A case manager is used on a regular basis in order to assist with seriously injured clients’ rehabilitation following the accident. The case manager will assess the injured person’s rehabilitation needs and address what is needed to rehabilitate them so that they make as good a recovery as possible. They look at every aspect of the person’s physical, intellectual and emotional wellbeing and make recommendations for rehabilitation which they can then facilitate once funding has been approved.

On the surface, some cases may not seem suitable for a case manager as you may require straightforward physiotherapy or psychological treatment which could be dealt with by a standard treatment provider. You may also have reasonable mobility and support from friends and family to help with domestic duties as you recover following your injury.

However, cases involving, what seem at the start, to be straightforward fractures and possible surgeries, needing standard treatment to aid recovery can develop to the extent that further and more complex treatment is required.

What is a medico legal report?

A medico-legal report is a document written by a medical professional to support a client in any legal case where you are required to provide medical proof or evidence of injuries sustained in an accident.

“A case manager was instructed on a case involving a motorcyclist who suffered a fractured collarbone. They were initially instructed to facilitate physiotherapy for the client, but following a medico-legal examination, they were recommended for surgery. The case manager was able to arrange a private orthopaedic surgeon consultation in order to arrange the required surgical intervention. The case manager liaised with Minster Law, the client, defendant insurers and the Orthopaedic Surgeon to ensure surgery was arranged and funded. The involvement of the case manager was vital, as trust was already in place with all parties and a swift surgical date was arranged. The client underwent successful surgery followed by further physiotherapy and a gym membership, allowing them to return to work and move forward with their lives much earlier than if the case manager had not been involved.”

“On a different claim, a case manager was instructed on a case involving a motorcyclist who suffered a fractured leg which required surgery and the insertion of metal work. The case manager was initially instructed to facilitate physiotherapy for the client this took place swiftly and saw them improve well physically. The client subsequently struggled with psychological symptoms and CBT treatment was also arranged once the NHS treatment had ceased. They were also left with significant scarring following their surgery and after a medico-legal examination with a plastic surgeon, arranged by the case manager, some scar revision was recommended, with the treatment due to take place shortly.
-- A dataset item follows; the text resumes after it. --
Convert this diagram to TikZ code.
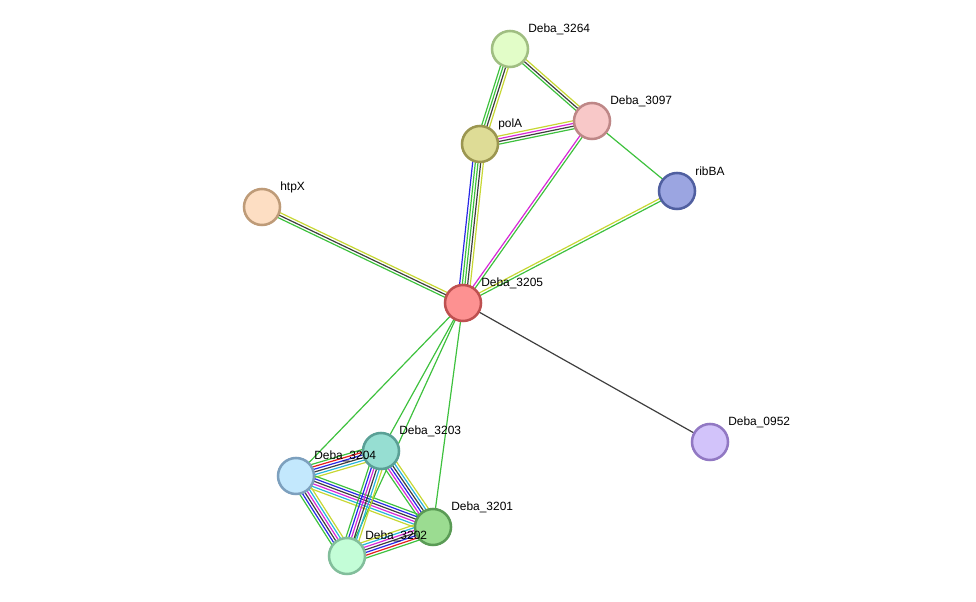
\documentclass[tikz,border=0pt]{standalone}
\usepackage{fontspec}
\setmainfont{Liberation Sans}
\usetikzlibrary{calc}
\usetikzlibrary{backgrounds}

\definecolor{lgreen}{RGB}{62,193,62}
\definecolor{lyellow}{RGB}{199,215,51}
\definecolor{ldark}{RGB}{62,62,62}
\definecolor{lmagenta}{RGB}{215,40,215}
\definecolor{lblue}{RGB}{40,40,230}
\definecolor{lcyan}{RGB}{40,180,220}
\definecolor{lred}{RGB}{230,30,30}

\tikzset{
  prot/.style={circle,line width=1.8pt,minimum size=0.9cm,inner sep=0pt},
  plabel/.style={anchor=west,font=\fontsize{8.5}{10}\selectfont,inner sep=0pt},
  link/.style={line width=0.85pt},
}

% parallel coloured links between two proteins
\newcommand\strlink[4]{%
  \foreach \c [count=\i] in {#4}{%
    \pgfmathsetmacro\off{(\i-(#3+1)/2)*1.9}
    \draw[link,\c] ($(#1.center)!\off pt!90:(#2.center)$) -- ($(#2.center)!\off pt!-90:(#1.center)$);
  }}

\begin{document}
\begin{tikzpicture}[x=0.025cm,y=-0.025cm]
  \useasboundingbox (0,0) rectangle (976,602);

  \node[prot,fill={rgb,255:red,226;green,253;blue,200},draw={rgb,255:red,160;green,190;blue,130}] (d3264) at (510,49) {};
  \node[prot,fill={rgb,255:red,248;green,200;blue,200},draw={rgb,255:red,190;green,135;blue,135}] (d3097) at (592,121) {};
  \node[prot,fill={rgb,255:red,222;green,220;blue,150},draw={rgb,255:red,155;green,150;blue,80}] (polA) at (480,144) {};
  \node[prot,fill={rgb,255:red,155;green,165;blue,225},draw={rgb,255:red,80;green,95;blue,160}] (ribBA) at (677,191) {};
  \node[prot,fill={rgb,255:red,253;green,222;blue,195},draw={rgb,255:red,190;green,155;blue,120}] (htpX) at (262,207) {};
  \node[prot,fill={rgb,255:red,253;green,145;blue,145},draw={rgb,255:red,190;green,80;blue,80}] (d3205) at (463,303) {};
  \node[prot,fill={rgb,255:red,210;green,195;blue,250},draw={rgb,255:red,145;green,120;blue,195}] (d0952) at (710,442) {};
  \node[prot,fill={rgb,255:red,150;green,222;blue,210},draw={rgb,255:red,90;green,160;blue,150}] (d3203) at (381,451) {};
  \node[prot,fill={rgb,255:red,195;green,232;blue,253},draw={rgb,255:red,125;green,160;blue,190}] (d3204) at (296,476) {};
  \node[prot,fill={rgb,255:red,155;green,220;blue,145},draw={rgb,255:red,90;green,155;blue,85}] (d3201) at (433,527) {};
  \node[prot,fill={rgb,255:red,195;green,253;blue,215},draw={rgb,255:red,130;green,190;blue,155}] (d3202) at (347,556) {};

  \begin{scope}[on background layer]
    \strlink{d3264}{polA}{4}{lgreen,lgreen,ldark,lyellow}
    \strlink{d3264}{d3097}{3}{lgreen,ldark,lyellow}
    \strlink{polA}{d3097}{4}{lgreen,ldark,lmagenta,lyellow}
    \strlink{d3097}{ribBA}{1}{lgreen}
    \strlink{d3097}{d3205}{2}{lmagenta,lgreen}
    \strlink{polA}{d3205}{5}{lblue,lgreen,lgreen,ldark,lyellow}
    \strlink{htpX}{d3205}{3}{lgreen,ldark,lyellow}
    \strlink{ribBA}{d3205}{2}{lyellow,lgreen}
    \strlink{d3205}{d0952}{1}{ldark}
    \strlink{d3205}{d3204}{1}{lgreen}
    \strlink{d3205}{d3203}{1}{lgreen}
    \strlink{d3205}{d3202}{1}{lgreen}
    \strlink{d3205}{d3201}{1}{lgreen}
    \strlink{d3204}{d3203}{6}{lyellow,lcyan,ldark,lblue,lred,lgreen}
    \strlink{d3204}{d3201}{6}{lyellow,lcyan,lmagenta,ldark,lblue,lgreen}
    \strlink{d3204}{d3202}{6}{lgreen,lblue,ldark,lmagenta,lcyan,lyellow}
    \strlink{d3203}{d3202}{6}{lgreen,lblue,lmagenta,ldark,lcyan,lyellow}
    \strlink{d3203}{d3201}{6}{lgreen,lmagenta,lblue,ldark,lcyan,lyellow}
    \strlink{d3202}{d3201}{7}{lgreen,lred,lblue,ldark,lmagenta,lcyan,lyellow}
  \end{scope}

  % labels
  \node[plabel] (t3264) at ([shift={(18,-20)}]d3264.center) {Deba\_3264};
  \node[plabel] (t3097) at ([shift={(18,-20)}]d3097.center) {Deba\_3097};
  \node[plabel] (tpolA) at ([shift={(18,-20)}]polA.center) {polA};
  \node[plabel] (tribBA) at ([shift={(18,-20)}]ribBA.center) {ribBA};
  \node[plabel] (thtpX) at ([shift={(18,-20)}]htpX.center) {htpX};
  \node[plabel] (t3205) at ([shift={(18,-20)}]d3205.center) {Deba\_3205};
  \node[plabel] (t0952) at ([shift={(18,-20)}]d0952.center) {Deba\_0952};
  \node[plabel] (t3203) at ([shift={(18,-20)}]d3203.center) {Deba\_3203};
  \node[plabel] (t3204) at ([shift={(18,-20)}]d3204.center) {Deba\_3204};
  \node[plabel] (t3201) at ([shift={(18,-20)}]d3201.center) {Deba\_3201};
  \node[plabel] (t3202) at ([shift={(18,-20)}]d3202.center) {Deba\_3202};
\end{tikzpicture}
\end{document}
Again, this would not be able to take place so swiftly if a case manager was not on board from the outset.”

These examples give a good indication that the involvement of a case manager is vital in a variety of cases, not just those which are catastrophic, as they can lead to swift interventions when more complex treatment is required during the development of the claim.

Without a case manager being in place in the above examples, there could have been significant delays whilst nominations were made and CVs studied. It then takes time for an immediate needs assessment (INA) to take place and for trust to be built between the you and case manager so you feel comfortable agreeing to the steps being put in place to aid your recovery. It can also take time for the defendant insurers to agree funding.  Overall having a case manager helps provide a smooth transition should further, more complex treatments be required.